There are also many events, especially around the Solheim Cup that you can attend, whether you’re going to the tournament itself or not. Those include:
- The Opening Ceremony hosted in Downtown Toledo by the River and showcasing concerts put on by Gwen Stefani and Chris Young. The opening ceremonies are hosted by the ProMedica Summer Concert Series. Both nights will feature both general and VIP admissions. These events will be hosted on September 3rd and 4th respectively.
- Solheim After Sundown is hosted by Danberry CoRealtors to kick-off the tournament and it will also be located Downtown, but this time in Hensville Park. It will also feature a silent auction with proceeds going to the Danberry Treasure Chest. This event will be hosted Tuesday, August 31st.
- The Women’s Summit Leadership Conference is an event put on every year by the Marathon Classic team, but this year it will be held on the Wednesday of the Solheim Cup in order to open the chance for more people to attend. There are still a few tables of ten available and Judd invites businesses to reach out to (419)531-3277 if they’re interested in purchasing one.

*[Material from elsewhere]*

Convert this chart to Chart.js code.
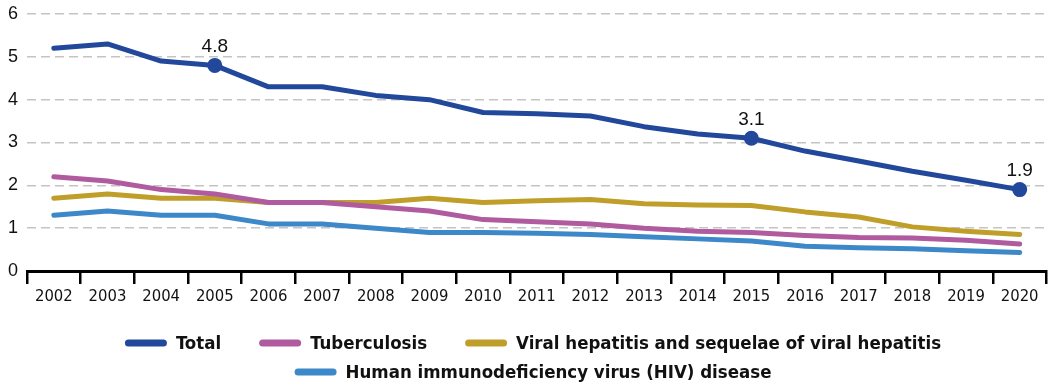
<!DOCTYPE html>
<html>
<head>
<meta charset="utf-8">
<script src="https://cdn.jsdelivr.net/npm/chart.js@4/dist/chart.umd.min.js"></script>
<style>
  html, body { margin: 0; padding: 0; background: #fff; }
  #wrap { width: 1054px; height: 384px; position: relative; }
</style>
</head>
<body>
<div id="wrap"><canvas id="chart"></canvas></div>
<script>
const years = ['2002', '2003', '2004', '2005', '2006', '2007', '2008', '2009', '2010', '2011',
               '2012', '2013', '2014', '2015', '2016', '2017', '2018', '2019', '2020'];
const total        = [5.2, 5.3, 4.9, 4.8, 4.3, 4.3, 4.1, 4.0, 3.7, 3.67, 3.62, 3.37, 3.2, 3.1, 2.8, 2.57, 2.33, 2.12, 1.9];
const tuberculosis = [2.2, 2.1, 1.9, 1.8, 1.6, 1.6, 1.5, 1.4, 1.2, 1.15, 1.1, 1.0, 0.93, 0.9, 0.83, 0.78, 0.77, 0.72, 0.63];
const hepatitis    = [1.7, 1.8, 1.7, 1.7, 1.6, 1.6, 1.6, 1.7, 1.6, 1.64, 1.67, 1.57, 1.54, 1.53, 1.38, 1.26, 1.03, 0.93, 0.85];
const hiv          = [1.3, 1.4, 1.3, 1.3, 1.1, 1.1, 1.0, 0.9, 0.9, 0.88, 0.85, 0.8, 0.75, 0.7, 0.58, 0.54, 0.52, 0.47, 0.43];
const seriesNames = ['Total', 'Tuberculosis', 'Viral hepatitis and sequelae of viral hepatitis',
                     'Human immunodeficiency virus (HIV) disease'];
const labelledYears = ['2005', '2015', '2020']; // points marked on the Total line
const yTicks = [0, 1, 2, 3, 4, 5, 6];

const colors = ['#22489b', '#b05a9f', '#bf9f2a', '#3d88c9'];
const narrow = "'Liberation Sans Narrow', 'DejaVu Sans Condensed', sans-serif";
const regular = "'Liberation Sans', Arial, sans-serif";

function makeSet(i, values) {
    return {
        label: seriesNames[i],
        data: values,
        borderColor: colors[i],
        backgroundColor: colors[i],
        borderWidth: 5,
        borderCapStyle: 'round',
        borderJoinStyle: 'round',
        tension: 0,
        pointRadius: i === 0 ? (c => labelledYears.includes(years[c.dataIndex]) ? 7.5 : 0) : 0,
        pointHoverRadius: i === 0 ? (c => labelledYears.includes(years[c.dataIndex]) ? 7.5 : 0) : 0,
        pointBorderWidth: 0
    };
}

// values above the marked points
const pointLabels = {
    id: 'pointLabels',
    afterDatasetsDraw(chart) {
        const ctx = chart.ctx;
        const meta = chart.getDatasetMeta(0);
        ctx.save();
        ctx.font = '19px ' + regular;
        ctx.fillStyle = '#111';
        ctx.textAlign = 'center';
        ctx.textBaseline = 'bottom';
        years.forEach((y, i) => {
            if (!labelledYears.includes(y)) return;
            const pt = meta.data[i];
            ctx.fillText(total[i].toFixed(1), pt.x, pt.y - 9);
        });
        ctx.restore();
    }
};

// two-row legend like the original (wide gaps, tight rows)
const bottomLegend = {
    id: 'bottomLegend',
    afterDraw(chart) {
        const ctx = chart.ctx;
        const rows = [[0, 1, 2], [3]];
        const rowY = [343, 372];
        const swatch = 42, gapText = 9, gapItem = 38;
        ctx.save();
        ctx.font = 'bold 18.5px ' + narrow;
        ctx.textBaseline = 'middle';
        rows.forEach((row, r) => {
            const widths = row.map(i => swatch + gapText + ctx.measureText(seriesNames[i]).width);
            const full = widths.reduce((a, b) => a + b, 0) + gapItem * (row.length - 1);
            let x = 533 - full / 2;
            row.forEach((i, k) => {
                ctx.strokeStyle = colors[i];
                ctx.lineWidth = 7;
                ctx.lineCap = 'round';
                ctx.beginPath();
                ctx.moveTo(x + 3.5, rowY[r]);
                ctx.lineTo(x + swatch - 3.5, rowY[r]);
                ctx.stroke();
                ctx.fillStyle = '#111';
                ctx.fillText(seriesNames[i], x + swatch + gapText, rowY[r] + 1);
                x += widths[k] + gapItem;
            });
        });
        ctx.restore();
    }
};

new Chart(document.getElementById('chart'), {
    type: 'line',
    data: {
        labels: years,
        datasets: [makeSet(0, total), makeSet(1, tuberculosis), makeSet(2, hepatitis), makeSet(3, hiv)]
    },
    options: {
        responsive: true,
        maintainAspectRatio: false,
        animation: false,
        layout: { padding: { top: 14, right: 3, left: 0, bottom: 0 } },
        plugins: {
            legend: { display: false },
            tooltip: { enabled: false }
        },
        scales: {
            x: {
                offset: true,
                grid: {
                    offset: true,
                    drawOnChartArea: false,
                    drawTicks: true,
                    tickLength: 13,
                    color: '#000',
                    lineWidth: 2.5
                },
                border: { display: true, color: '#000', width: 3 },
                ticks: {
                    font: { family: narrow, size: 16.5 },
                    color: '#111',
                    padding: 3,
                    maxRotation: 0,
                    autoSkip: false
                },
                afterFit(scale) {
                    scale.height = 113;
                    scale.paddingLeft = 0;
                    scale.paddingRight = 0;
                }
            },
            y: {
                min: 0,
                max: 6,
                afterBuildTicks(scale) { scale.ticks = yTicks.map(v => ({ value: v })); },
                grid: {
                    drawTicks: false,
                    color: c => c.tick && c.tick.value === 0 ? 'rgba(0,0,0,0)' : '#c4c4c4',
                    lineWidth: 1.5
                },
                border: { display: false, dash: [9, 5] },
                ticks: {
                    font: { family: regular, size: 18 },
                    color: '#111',
                    padding: 9
                },
                afterFit(scale) {
                    scale.width = 27;
                    scale.paddingTop = 0;
                    scale.paddingBottom = 0;
                }
            }
        }
    },
    plugins: [pointLabels, bottomLegend]
});
</script>
</body>
</html>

Another way for individuals to get involved and to be a part of the action is to volunteer! Both events are still seeking volunteers and this is your chance to get a unique look at everything that goes into a large golf tournament.
There is an early bird and general volunteer package for the Marathon Classic. Both include admission, food during the shift, and some bonus swag gear. There are small fees to volunteer, depending on which option you seek.
The Solheim Cup also includes two different packages, this time there is one for adults and one is for students(ages 15-21). Both packages offer an admission ticket and a lot of cool gear to boost your participation. At this time, there does not appear to be a personal cost to volunteering at the event.
Opportunities to Donate and/or Sponsor for the Marathon Classic
There are multiple sponsorship packages for businesses to consider and the Marathon Classic team provides a great PDF that walks through them all. Depending on your business, employees, and what you would like to give as a business will help you determine that sponsorship package that fits you best.
Businesses are also always welcome to provide donations that will go toward the 30 charities selected to be beneficiaries this year. Last year, thanks to the generosity of the businesses that couldn’t even attend the event directly, the Marathon Classic was able to raise a grand total of $600,000!
If you would like to get your business involved, reach out to the tournament office at (419)531-3277 with your questions and they’ll guide you from there.
About Our Guest:
Executive Director of the Marathon LPGA Classic
Judd has worked with an abundance of people to make the tournament possible each year. 2021 marks a remarkable accomplishment for Toledo in particular as we will be hosting the Solheim Cup, a large tournament held every other year between American and European teams. Much like the Olympics, cities must bid years in advance for the chance to host, and this year Toledo holds the honor.